Transcribe the whole listing below without changing a word, but leave out every image.

**** Entries provided

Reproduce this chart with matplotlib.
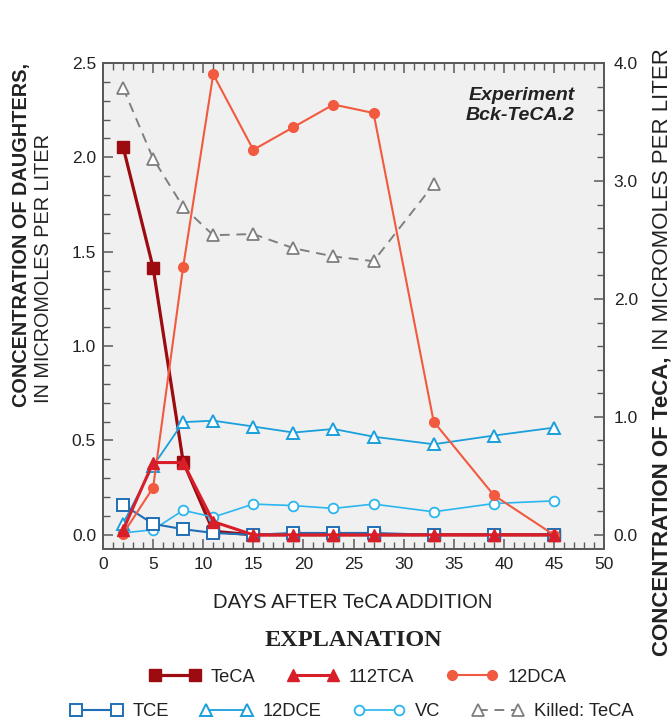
import matplotlib
matplotlib.use("Agg")
import matplotlib.pyplot as plt
from matplotlib.ticker import MultipleLocator, FormatStrFormatter

plt.rcParams["font.family"] = ["Liberation Sans", "DejaVu Sans"]

# Sampling days (days after TeCA addition)
days = [2, 5, 8, 11, 15, 19, 23, 27, 33, 39, 45]
killed_days = [2, 5, 8, 11, 15, 19, 23, 27, 33]

# TeCA, micromoles per liter (right axis)
teca = [3.29, 2.265, 0.62, 0.03, 0.0, 0.0, 0.0, 0.0, 0.0, 0.0, 0.0]
killed_teca = [3.79, 3.19, 2.78, 2.54, 2.55, 2.43, 2.36, 2.32, 2.97]

# Daughter products, micromoles per liter (left axis)
tca112 = [0.025, 0.383, 0.383, 0.07, 0.0, 0.0, 0.0, 0.0, 0.0, 0.0, 0.0]
dca12 = [0.005, 0.25, 1.42, 2.44, 2.04, 2.16, 2.28, 2.235, 0.60, 0.21, 0.0]
tce = [0.16, 0.058, 0.03, 0.01, 0.0, 0.01, 0.01, 0.01, 0.0, 0.0, 0.0]
dce12 = [0.06, 0.365, 0.597, 0.605, 0.574, 0.542, 0.561, 0.52, 0.48, 0.526, 0.568]
vc = [0.01, 0.027, 0.13, 0.094, 0.163, 0.155, 0.14, 0.163, 0.122, 0.166, 0.18]

C_TECA = "#9b0b10"
C_TCA = "#d81e28"
C_DCA = "#f25a40"
C_TCE = "#1f6fb6"
C_DCE = "#1a9fdc"
C_VC = "#2ab6ef"
C_KILL = "#7f7f7f"
C_SPINE = "#5a5a5a"
C_TEXT = "#222222"

fig = plt.figure(figsize=(6.72, 7.23), dpi=100)
ax1 = fig.add_axes([103 / 672, 1 - 549 / 723, 501 / 672, 486 / 723])
ax2 = ax1.twinx()

# daughters drawn above the TeCA axis
ax1.set_zorder(ax2.get_zorder() + 1)
ax1.patch.set_visible(False)
ax2.patch.set_visible(True)
ax2.patch.set_facecolor("#f0f0f0")

# TeCA series on the right axis
l_kill, = ax2.plot(killed_days, killed_teca, color=C_KILL, lw=1.4, ls=(0, (5, 3.5)),
                   marker="^", ms=8.5, mfc="white", mec=C_KILL, mew=1.3)
l_teca, = ax2.plot(days, teca, color=C_TECA, lw=2.3, marker="s", ms=8,
                   mfc=C_TECA, mec=C_TECA)

# daughter series on the left axis
l_vc, = ax1.plot(days, vc, color=C_VC, lw=1.2, marker="o", ms=7,
                 mfc="white", mec=C_VC, mew=1.3)
l_dce, = ax1.plot(days, dce12, color=C_DCE, lw=1.3, marker="^", ms=8.5,
                  mfc="white", mec=C_DCE, mew=1.4)
l_tce, = ax1.plot(days, tce, color=C_TCE, lw=1.5, marker="s", ms=8,
                  mfc="white", mec=C_TCE, mew=1.4)
l_dca, = ax1.plot(days, dca12, color=C_DCA, lw=1.5, marker="o", ms=7,
                  mfc=C_DCA, mec=C_DCA)
l_tca, = ax1.plot(days, tca112, color=C_TCA, lw=2.2, marker="^", ms=8.5,
                  mfc=C_TCA, mec=C_TCA)

ax1.set_xlim(0, 50)
ax1.set_ylim(-0.075, 2.5)
ax2.set_ylim(-0.12, 4.0)

ax1.xaxis.set_major_locator(MultipleLocator(5))
ax1.xaxis.set_minor_locator(MultipleLocator(1))
ax1.yaxis.set_major_locator(MultipleLocator(0.5))
ax1.yaxis.set_minor_locator(MultipleLocator(0.1))
ax1.yaxis.set_major_formatter(FormatStrFormatter("%.1f"))
ax2.yaxis.set_major_locator(MultipleLocator(1.0))
ax2.yaxis.set_minor_locator(MultipleLocator(0.2))
ax2.yaxis.set_major_formatter(FormatStrFormatter("%.1f"))

for ax in (ax1, ax2):
    for s in ax.spines.values():
        s.set_color(C_SPINE)
        s.set_linewidth(1.4)

ax1.tick_params(axis="x", which="both", direction="in", top=True, bottom=True,
                color=C_SPINE, labelsize=12.5, labelcolor=C_TEXT, pad=6)
ax1.tick_params(axis="y", which="both", direction="in", left=True, right=False,
                color=C_SPINE, labelsize=12.5, labelcolor=C_TEXT, pad=5)
ax2.tick_params(axis="y", which="both", direction="in", right=True, left=False,
                color=C_SPINE, labelsize=12.5, labelcolor=C_TEXT, pad=7)
for ax in (ax1, ax2):
    ax.tick_params(which="major", length=7.5, width=1.1)
    ax.tick_params(which="minor", length=5, width=1.0)

ax1.text(0.942, 0.95, "Experiment\nBck-TeCA.2", transform=ax1.transAxes,
         ha="right", va="top", fontsize=14, fontweight="bold", fontstyle="italic",
         color=C_TEXT, linespacing=1.2)

# axis titles
fig.text(353 / 672, 1 - 603 / 723, "DAYS AFTER TeCA ADDITION", ha="center",
         va="center", fontsize=14.6, color=C_TEXT)

fig.text(22 / 672, 1 - 407 / 723, "CONCENTRATION OF DAUGHTERS,",
         rotation=90, ha="center", va="bottom", fontsize=14.3,
         fontweight="bold", color=C_TEXT)
fig.text(44 / 672, 1 - 403 / 723, "IN MICROMOLES PER LITER", rotation=90,
         ha="center", va="bottom", fontsize=14.3, color=C_TEXT)

yr_b = fig.text(662 / 672, 1 - 656 / 723, "CONCENTRATION OF TeCA,", rotation=90,
                ha="center", va="bottom", fontsize=16, fontweight="bold",
                color=C_TEXT)
ax1.annotate(" IN MICROMOLES PER LITER", xy=(0.5, 1.0), xycoords=yr_b,
             rotation=90, ha="center", va="bottom", fontsize=16,
             color=C_TEXT, annotation_clip=False)

fig.text(353 / 672, 1 - 641 / 723, "EXPLANATION", ha="center", va="center",
         fontsize=17.5, fontweight="bold", family="Liberation Serif", color=C_TEXT)

leg_kw = dict(frameon=False, fontsize=13.2, handlelength=2.8, handletextpad=0.55,
              columnspacing=1.75, numpoints=2, borderpad=0.1)
leg1 = fig.legend([l_teca, l_tca, l_dca], ["TeCA", "112TCA", "12DCA"], loc="center",
                  bbox_to_anchor=(358 / 672, 1 - 677 / 723), ncol=3, **leg_kw)
leg2 = fig.legend([l_tce, l_dce, l_vc, l_kill], ["TCE", "12DCE", "VC", "Killed: TeCA"],
                  loc="center", bbox_to_anchor=(352 / 672, 1 - 712 / 723), ncol=4, **leg_kw)
for lg in (leg1, leg2):
    for t in lg.get_texts():
        t.set_color(C_TEXT)

fig.savefig("out.png", dpi=100)
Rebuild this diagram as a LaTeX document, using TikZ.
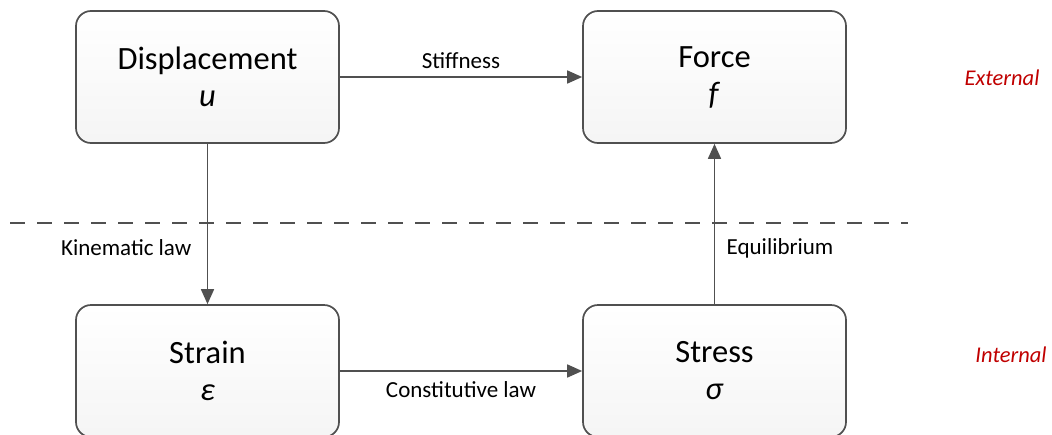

********

» Written solution:
Reproduce this chart with matplotlib.
import matplotlib
matplotlib.use("Agg")
import matplotlib.pyplot as plt
from matplotlib.ticker import MultipleLocator, FormatStrFormatter

plt.rcParams["font.family"] = ["Liberation Sans", "DejaVu Sans"]

# Sampling days (days after TeCA addition)
days = [2, 5, 8, 11, 15, 19, 23, 27, 33, 39, 45]
killed_days = [2, 5, 8, 11, 15, 19, 23, 27, 33]

# TeCA, micromoles per liter (right axis)
teca = [3.29, 2.265, 0.62, 0.03, 0.0, 0.0, 0.0, 0.0, 0.0, 0.0, 0.0]
killed_teca = [3.79, 3.19, 2.78, 2.54, 2.55, 2.43, 2.36, 2.32, 2.97]

# Daughter products, micromoles per liter (left axis)
tca112 = [0.025, 0.383, 0.383, 0.07, 0.0, 0.0, 0.0, 0.0, 0.0, 0.0, 0.0]
dca12 = [0.005, 0.25, 1.42, 2.44, 2.04, 2.16, 2.28, 2.235, 0.60, 0.21, 0.0]
tce = [0.16, 0.058, 0.03, 0.01, 0.0, 0.01, 0.01, 0.01, 0.0, 0.0, 0.0]
dce12 = [0.06, 0.365, 0.597, 0.605, 0.574, 0.542, 0.561, 0.52, 0.48, 0.526, 0.568]
vc = [0.01, 0.027, 0.13, 0.094, 0.163, 0.155, 0.14, 0.163, 0.122, 0.166, 0.18]

C_TECA = "#9b0b10"
C_TCA = "#d81e28"
C_DCA = "#f25a40"
C_TCE = "#1f6fb6"
C_DCE = "#1a9fdc"
C_VC = "#2ab6ef"
C_KILL = "#7f7f7f"
C_SPINE = "#5a5a5a"
C_TEXT = "#222222"

fig = plt.figure(figsize=(6.72, 7.23), dpi=100)
ax1 = fig.add_axes([103 / 672, 1 - 549 / 723, 501 / 672, 486 / 723])
ax2 = ax1.twinx()

# daughters drawn above the TeCA axis
ax1.set_zorder(ax2.get_zorder() + 1)
ax1.patch.set_visible(False)
ax2.patch.set_visible(True)
ax2.patch.set_facecolor("#f0f0f0")

# TeCA series on the right axis
l_kill, = ax2.plot(killed_days, killed_teca, color=C_KILL, lw=1.4, ls=(0, (5, 3.5)),
                   marker="^", ms=8.5, mfc="white", mec=C_KILL, mew=1.3)
l_teca, = ax2.plot(days, teca, color=C_TECA, lw=2.3, marker="s", ms=8,
                   mfc=C_TECA, mec=C_TECA)

# daughter series on the left axis
l_vc, = ax1.plot(days, vc, color=C_VC, lw=1.2, marker="o", ms=7,
                 mfc="white", mec=C_VC, mew=1.3)
l_dce, = ax1.plot(days, dce12, color=C_DCE, lw=1.3, marker="^", ms=8.5,
                  mfc="white", mec=C_DCE, mew=1.4)
l_tce, = ax1.plot(days, tce, color=C_TCE, lw=1.5, marker="s", ms=8,
                  mfc="white", mec=C_TCE, mew=1.4)
l_dca, = ax1.plot(days, dca12, color=C_DCA, lw=1.5, marker="o", ms=7,
                  mfc=C_DCA, mec=C_DCA)
l_tca, = ax1.plot(days, tca112, color=C_TCA, lw=2.2, marker="^", ms=8.5,
                  mfc=C_TCA, mec=C_TCA)

ax1.set_xlim(0, 50)
ax1.set_ylim(-0.075, 2.5)
ax2.set_ylim(-0.12, 4.0)

ax1.xaxis.set_major_locator(MultipleLocator(5))
ax1.xaxis.set_minor_locator(MultipleLocator(1))
ax1.yaxis.set_major_locator(MultipleLocator(0.5))
ax1.yaxis.set_minor_locator(MultipleLocator(0.1))
ax1.yaxis.set_major_formatter(FormatStrFormatter("%.1f"))
ax2.yaxis.set_major_locator(MultipleLocator(1.0))
ax2.yaxis.set_minor_locator(MultipleLocator(0.2))
ax2.yaxis.set_major_formatter(FormatStrFormatter("%.1f"))

for ax in (ax1, ax2):
    for s in ax.spines.values():
        s.set_color(C_SPINE)
        s.set_linewidth(1.4)

ax1.tick_params(axis="x", which="both", direction="in", top=True, bottom=True,
                color=C_SPINE, labelsize=12.5, labelcolor=C_TEXT, pad=6)
ax1.tick_params(axis="y", which="both", direction="in", left=True, right=False,
                color=C_SPINE, labelsize=12.5, labelcolor=C_TEXT, pad=5)
ax2.tick_params(axis="y", which="both", direction="in", right=True, left=False,
                color=C_SPINE, labelsize=12.5, labelcolor=C_TEXT, pad=7)
for ax in (ax1, ax2):
    ax.tick_params(which="major", length=7.5, width=1.1)
    ax.tick_params(which="minor", length=5, width=1.0)

ax1.text(0.942, 0.95, "Experiment\nBck-TeCA.2", transform=ax1.transAxes,
         ha="right", va="top", fontsize=14, fontweight="bold", fontstyle="italic",
         color=C_TEXT, linespacing=1.2)

# axis titles
fig.text(353 / 672, 1 - 603 / 723, "DAYS AFTER TeCA ADDITION", ha="center",
         va="center", fontsize=14.6, color=C_TEXT)

fig.text(22 / 672, 1 - 407 / 723, "CONCENTRATION OF DAUGHTERS,",
         rotation=90, ha="center", va="bottom", fontsize=14.3,
         fontweight="bold", color=C_TEXT)
fig.text(44 / 672, 1 - 403 / 723, "IN MICROMOLES PER LITER", rotation=90,
         ha="center", va="bottom", fontsize=14.3, color=C_TEXT)

yr_b = fig.text(662 / 672, 1 - 656 / 723, "CONCENTRATION OF TeCA,", rotation=90,
                ha="center", va="bottom", fontsize=16, fontweight="bold",
                color=C_TEXT)
ax1.annotate(" IN MICROMOLES PER LITER", xy=(0.5, 1.0), xycoords=yr_b,
             rotation=90, ha="center", va="bottom", fontsize=16,
             color=C_TEXT, annotation_clip=False)

fig.text(353 / 672, 1 - 641 / 723, "EXPLANATION", ha="center", va="center",
         fontsize=17.5, fontweight="bold", family="Liberation Serif", color=C_TEXT)

leg_kw = dict(frameon=False, fontsize=13.2, handlelength=2.8, handletextpad=0.55,
              columnspacing=1.75, numpoints=2, borderpad=0.1)
leg1 = fig.legend([l_teca, l_tca, l_dca], ["TeCA", "112TCA", "12DCA"], loc="center",
                  bbox_to_anchor=(358 / 672, 1 - 677 / 723), ncol=3, **leg_kw)
leg2 = fig.legend([l_tce, l_dce, l_vc, l_kill], ["TCE", "12DCE", "VC", "Killed: TeCA"],
                  loc="center", bbox_to_anchor=(352 / 672, 1 - 712 / 723), ncol=4, **leg_kw)
for lg in (leg1, leg2):
    for t in lg.get_texts():
        t.set_color(C_TEXT)

fig.savefig("out.png", dpi=100)
Rebuild this diagram as a LaTeX document, using TikZ.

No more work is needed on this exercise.